Required task:
Write out the listing, please, but only from its first line through the line containing "210.0, 248.0, 300.0]", exactly as given and without pictures.
* start *
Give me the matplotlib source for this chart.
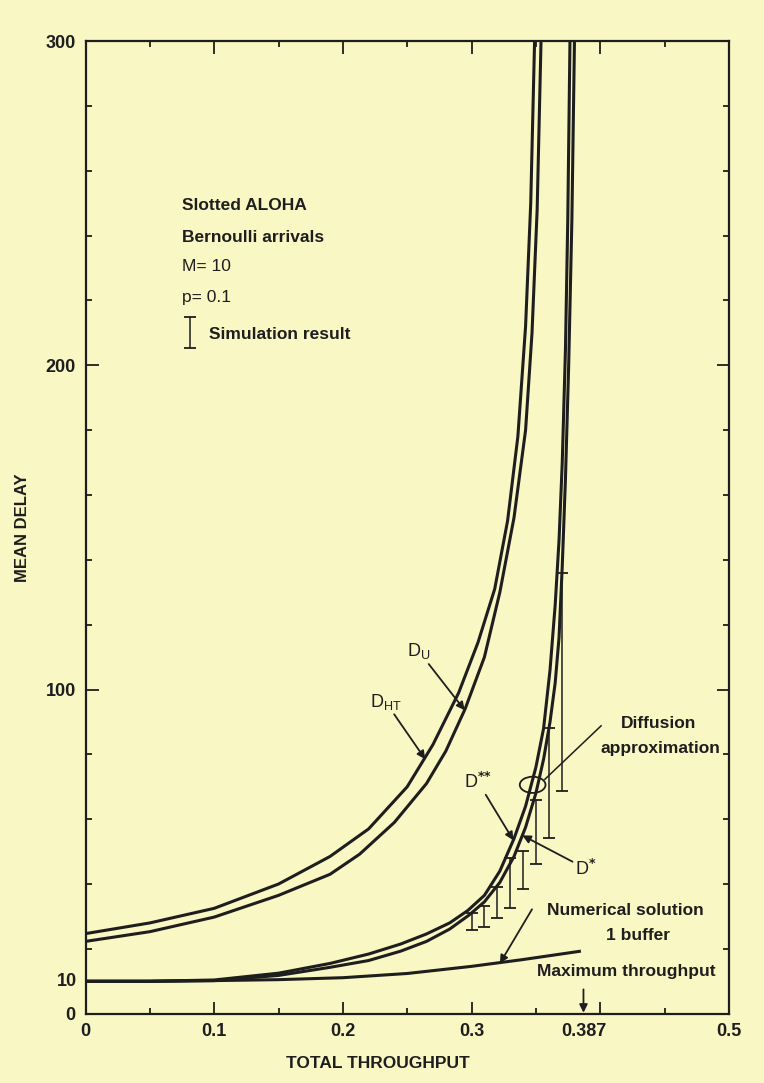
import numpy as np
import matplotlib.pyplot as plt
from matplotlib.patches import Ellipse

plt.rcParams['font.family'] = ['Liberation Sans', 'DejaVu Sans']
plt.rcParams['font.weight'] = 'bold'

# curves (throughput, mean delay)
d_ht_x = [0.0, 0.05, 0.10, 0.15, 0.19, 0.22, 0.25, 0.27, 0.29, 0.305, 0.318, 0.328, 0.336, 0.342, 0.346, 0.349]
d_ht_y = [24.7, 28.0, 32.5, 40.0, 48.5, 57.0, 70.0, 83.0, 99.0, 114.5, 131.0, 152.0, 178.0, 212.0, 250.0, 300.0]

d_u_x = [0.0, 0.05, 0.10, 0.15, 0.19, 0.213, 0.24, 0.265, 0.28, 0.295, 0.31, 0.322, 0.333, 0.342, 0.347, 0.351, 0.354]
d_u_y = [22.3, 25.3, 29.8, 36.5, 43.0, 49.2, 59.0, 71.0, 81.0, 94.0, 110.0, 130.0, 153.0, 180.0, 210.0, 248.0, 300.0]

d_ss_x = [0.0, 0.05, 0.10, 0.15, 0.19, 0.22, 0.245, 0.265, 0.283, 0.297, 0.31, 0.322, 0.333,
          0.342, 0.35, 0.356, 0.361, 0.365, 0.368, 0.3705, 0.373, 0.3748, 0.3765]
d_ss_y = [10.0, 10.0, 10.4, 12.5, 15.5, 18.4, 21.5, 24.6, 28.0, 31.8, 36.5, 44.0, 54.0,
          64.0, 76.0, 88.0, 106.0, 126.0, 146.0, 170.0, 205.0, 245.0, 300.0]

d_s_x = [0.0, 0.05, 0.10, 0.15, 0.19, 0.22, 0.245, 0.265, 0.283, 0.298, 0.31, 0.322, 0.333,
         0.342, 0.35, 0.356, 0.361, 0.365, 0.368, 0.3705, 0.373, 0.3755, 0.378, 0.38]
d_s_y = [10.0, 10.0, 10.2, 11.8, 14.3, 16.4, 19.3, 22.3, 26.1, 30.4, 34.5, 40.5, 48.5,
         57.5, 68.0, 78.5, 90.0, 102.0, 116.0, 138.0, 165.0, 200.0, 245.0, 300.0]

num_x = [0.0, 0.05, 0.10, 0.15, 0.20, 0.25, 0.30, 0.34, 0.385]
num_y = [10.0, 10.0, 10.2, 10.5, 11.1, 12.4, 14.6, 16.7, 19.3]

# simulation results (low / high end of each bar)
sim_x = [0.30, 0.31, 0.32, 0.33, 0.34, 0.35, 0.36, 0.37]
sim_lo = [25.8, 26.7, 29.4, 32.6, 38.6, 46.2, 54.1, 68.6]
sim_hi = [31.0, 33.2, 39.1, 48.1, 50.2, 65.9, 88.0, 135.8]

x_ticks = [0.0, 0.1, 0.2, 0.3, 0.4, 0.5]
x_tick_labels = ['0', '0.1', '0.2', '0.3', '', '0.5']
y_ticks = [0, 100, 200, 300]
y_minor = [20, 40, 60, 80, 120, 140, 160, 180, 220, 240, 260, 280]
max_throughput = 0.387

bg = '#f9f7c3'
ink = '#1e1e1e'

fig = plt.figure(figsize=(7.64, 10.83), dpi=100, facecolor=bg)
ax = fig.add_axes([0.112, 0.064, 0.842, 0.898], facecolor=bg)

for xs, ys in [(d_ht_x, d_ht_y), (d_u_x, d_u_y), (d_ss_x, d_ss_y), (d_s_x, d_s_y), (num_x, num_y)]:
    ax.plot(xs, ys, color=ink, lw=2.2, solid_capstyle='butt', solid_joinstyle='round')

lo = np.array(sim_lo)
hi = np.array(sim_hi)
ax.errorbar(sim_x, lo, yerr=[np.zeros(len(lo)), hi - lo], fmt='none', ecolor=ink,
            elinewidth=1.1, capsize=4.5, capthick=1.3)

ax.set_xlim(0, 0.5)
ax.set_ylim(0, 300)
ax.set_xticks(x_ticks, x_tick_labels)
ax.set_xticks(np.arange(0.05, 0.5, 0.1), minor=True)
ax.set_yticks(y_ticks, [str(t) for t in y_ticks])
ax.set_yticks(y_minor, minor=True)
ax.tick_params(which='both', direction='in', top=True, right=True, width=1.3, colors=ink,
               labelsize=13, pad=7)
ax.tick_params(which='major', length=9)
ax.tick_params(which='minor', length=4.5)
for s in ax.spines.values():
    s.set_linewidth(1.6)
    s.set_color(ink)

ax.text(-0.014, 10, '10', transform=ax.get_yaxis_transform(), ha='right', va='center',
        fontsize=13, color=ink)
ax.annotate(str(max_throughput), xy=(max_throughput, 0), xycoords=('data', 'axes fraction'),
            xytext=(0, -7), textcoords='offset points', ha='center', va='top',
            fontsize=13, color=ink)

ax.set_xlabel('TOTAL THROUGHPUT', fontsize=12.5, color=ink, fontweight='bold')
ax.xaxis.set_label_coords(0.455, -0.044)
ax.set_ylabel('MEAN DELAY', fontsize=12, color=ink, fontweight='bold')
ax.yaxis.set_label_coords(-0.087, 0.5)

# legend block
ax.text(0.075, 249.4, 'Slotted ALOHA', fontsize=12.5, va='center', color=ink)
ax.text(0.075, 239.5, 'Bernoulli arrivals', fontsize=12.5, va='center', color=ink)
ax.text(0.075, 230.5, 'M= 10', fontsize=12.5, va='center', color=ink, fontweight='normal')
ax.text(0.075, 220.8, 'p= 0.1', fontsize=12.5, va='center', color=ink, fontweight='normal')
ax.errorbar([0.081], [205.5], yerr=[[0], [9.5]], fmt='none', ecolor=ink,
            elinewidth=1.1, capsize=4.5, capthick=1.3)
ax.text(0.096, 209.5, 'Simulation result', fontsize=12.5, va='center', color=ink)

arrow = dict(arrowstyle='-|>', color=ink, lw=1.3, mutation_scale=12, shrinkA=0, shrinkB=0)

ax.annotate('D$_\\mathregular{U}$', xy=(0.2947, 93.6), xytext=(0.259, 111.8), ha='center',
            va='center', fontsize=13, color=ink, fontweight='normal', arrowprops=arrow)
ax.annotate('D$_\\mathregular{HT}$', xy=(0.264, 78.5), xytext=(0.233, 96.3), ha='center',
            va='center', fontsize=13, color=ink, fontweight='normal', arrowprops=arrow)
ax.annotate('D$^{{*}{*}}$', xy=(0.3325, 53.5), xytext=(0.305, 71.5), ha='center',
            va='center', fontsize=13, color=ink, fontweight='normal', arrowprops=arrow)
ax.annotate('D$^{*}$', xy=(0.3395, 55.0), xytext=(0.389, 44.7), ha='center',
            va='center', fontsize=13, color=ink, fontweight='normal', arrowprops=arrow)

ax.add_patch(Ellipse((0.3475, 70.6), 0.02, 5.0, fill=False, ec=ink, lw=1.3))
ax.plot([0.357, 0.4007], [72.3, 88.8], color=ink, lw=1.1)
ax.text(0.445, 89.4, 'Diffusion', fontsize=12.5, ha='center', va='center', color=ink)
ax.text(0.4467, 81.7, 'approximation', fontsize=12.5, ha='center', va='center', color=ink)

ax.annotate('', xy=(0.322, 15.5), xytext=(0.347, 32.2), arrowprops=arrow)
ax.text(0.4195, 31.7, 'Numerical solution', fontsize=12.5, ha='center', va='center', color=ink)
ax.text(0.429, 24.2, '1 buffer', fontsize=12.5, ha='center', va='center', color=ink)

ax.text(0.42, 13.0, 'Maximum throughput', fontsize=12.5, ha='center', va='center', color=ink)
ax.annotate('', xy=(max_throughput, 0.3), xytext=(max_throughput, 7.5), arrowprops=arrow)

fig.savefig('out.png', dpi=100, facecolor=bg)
* end *
Solution for this task:
Give me the matplotlib source for this chart.
import numpy as np
import matplotlib.pyplot as plt
from matplotlib.patches import Ellipse

plt.rcParams['font.family'] = ['Liberation Sans', 'DejaVu Sans']
plt.rcParams['font.weight'] = 'bold'

# curves (throughput, mean delay)
d_ht_x = [0.0, 0.05, 0.10, 0.15, 0.19, 0.22, 0.25, 0.27, 0.29, 0.305, 0.318, 0.328, 0.336, 0.342, 0.346, 0.349]
d_ht_y = [24.7, 28.0, 32.5, 40.0, 48.5, 57.0, 70.0, 83.0, 99.0, 114.5, 131.0, 152.0, 178.0, 212.0, 250.0, 300.0]

d_u_x = [0.0, 0.05, 0.10, 0.15, 0.19, 0.213, 0.24, 0.265, 0.28, 0.295, 0.31, 0.322, 0.333, 0.342, 0.347, 0.351, 0.354]
d_u_y = [22.3, 25.3, 29.8, 36.5, 43.0, 49.2, 59.0, 71.0, 81.0, 94.0, 110.0, 130.0, 153.0, 180.0, 210.0, 248.0, 300.0]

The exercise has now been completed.